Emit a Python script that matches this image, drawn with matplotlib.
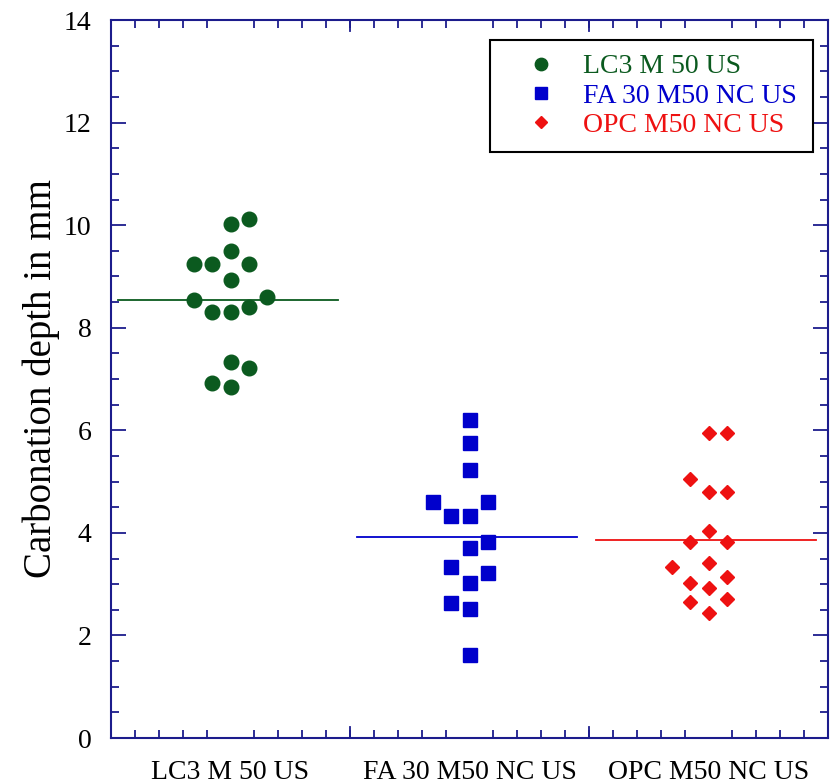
import matplotlib
matplotlib.use("Agg")
import matplotlib.pyplot as plt
from matplotlib.ticker import MultipleLocator, FixedLocator
import numpy as np

plt.rcParams['font.family'] = ['Liberation Serif', 'DejaVu Serif']

categories = ["LC3 M 50 US", "FA 30 M50 NC US", "OPC M50 NC US"]

lc3_values = [10.12, 10.02, 9.49, 9.24, 9.24, 9.24, 8.93, 8.54, 8.60,
              8.30, 8.30, 8.40, 7.33, 7.21, 6.92, 6.84]
fa_values = [6.20, 5.75, 5.22, 4.60, 4.60, 4.33, 4.33, 3.82, 3.70,
             3.33, 3.22, 3.02, 2.63, 2.51, 1.62]
opc_values = [5.95, 5.95, 5.05, 4.80, 4.80, 4.04, 3.82, 3.82, 3.41,
              3.33, 3.14, 3.02, 2.92, 2.71, 2.65, 2.44]

# swarm column slots (layout of the dot plot)
lc3_slots = [1, 0, 0, -2, -1, 1, 0, -2, 2, -1, 0, 1, 0, 1, -1, 0]
fa_slots = [0, 0, 0, -2, 1, -1, 0, 1, 0, -1, 1, 0, -1, 0, 0]
opc_slots = [0, 1, -1, 0, 1, 0, -1, 1, 0, -2, 1, -1, 0, 1, -1, 0]

colors = ['#0b5a1f', '#0000cc', '#ee1111']
markers = ['o', 's', 'D']
msizes = [10.5, 10.0, 7.0]
spine_col = '#1c1c8c'

fig = plt.figure(figsize=(8.32, 7.84), dpi=100)
ax = fig.add_axes([111/832, 1-738/784, 717/832, 718/784])

groups = [lc3_values, fa_values, opc_values]
slots = [lc3_slots, fa_slots, opc_slots]
spacing = 0.077
handles = []
for i, (vals, sl) in enumerate(zip(groups, slots)):
    center = i + 0.5
    xs = center + spacing * np.array(sl)
    h, = ax.plot(xs, vals, linestyle='none', marker=markers[i], ms=msizes[i],
                 color=colors[i], mec=colors[i], label=categories[i], zorder=3)
    handles.append(h)
    m = np.mean(vals)
    ax.plot([center - 0.47, center + 0.45], [m, m], color=colors[i], lw=1.3, zorder=2)

ax.set_xlim(0, 3)
ax.set_ylim(0, 14)

ax.xaxis.set_major_locator(FixedLocator([0.5, 1.5, 2.5]))
ax.set_xticklabels(categories, fontsize=20)
ax.xaxis.set_minor_locator(FixedLocator(np.round(np.arange(0, 3.01, 0.1), 2)))
ax.yaxis.set_major_locator(MultipleLocator(2))
ax.yaxis.set_minor_locator(MultipleLocator(0.5))
ax.tick_params(axis='y', labelsize=20)

ax.tick_params(axis='x', which='major', length=0, pad=16)
ax.tick_params(axis='x', which='minor', length=6, width=1.3, direction='in',
               top=True, bottom=True, color=spine_col)
ax.tick_params(axis='y', which='major', length=11, width=1.3, direction='in',
               left=True, right=True, color=spine_col, pad=14)
ax.tick_params(axis='y', which='minor', length=6, width=1.3, direction='in',
               left=True, right=True, color=spine_col)

# major vertical ticks at section boundaries
for xb in [1, 2]:
    ax.plot([xb, xb], [0, 0.22], color=spine_col, lw=1.3, clip_on=False, zorder=4)
    ax.plot([xb, xb], [14, 14 - 0.22], color=spine_col, lw=1.3, clip_on=False, zorder=4)

for s in ax.spines.values():
    s.set_color(spine_col)
    s.set_linewidth(1.5)

ax.set_ylabel("Carbonation depth in mm", fontsize=28, labelpad=3)

leg = ax.legend(handles=handles, loc='upper right',
                bbox_to_anchor=(0.5286, 0.0, 0.4504, 0.972), mode='expand',
                borderaxespad=0, fontsize=20, frameon=True, fancybox=False,
                edgecolor='black', framealpha=1, labelspacing=0.14,
                handlelength=2.65, handletextpad=0.2, borderpad=0.5,
                markerscale=0.85)
leg.get_frame().set_linewidth(1.5)
for t, c in zip(leg.get_texts(), colors):
    t.set_color(c)

fig.savefig("out.png", dpi=100)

▸ Instruction: Using the listing, copy every line where the word "matplotlib" shows up.

▸ Exercise response:
Emit a Python script that matches this image, drawn with matplotlib.
import matplotlib
matplotlib.use("Agg")
import matplotlib.pyplot as plt
from matplotlib.ticker import MultipleLocator, FixedLocator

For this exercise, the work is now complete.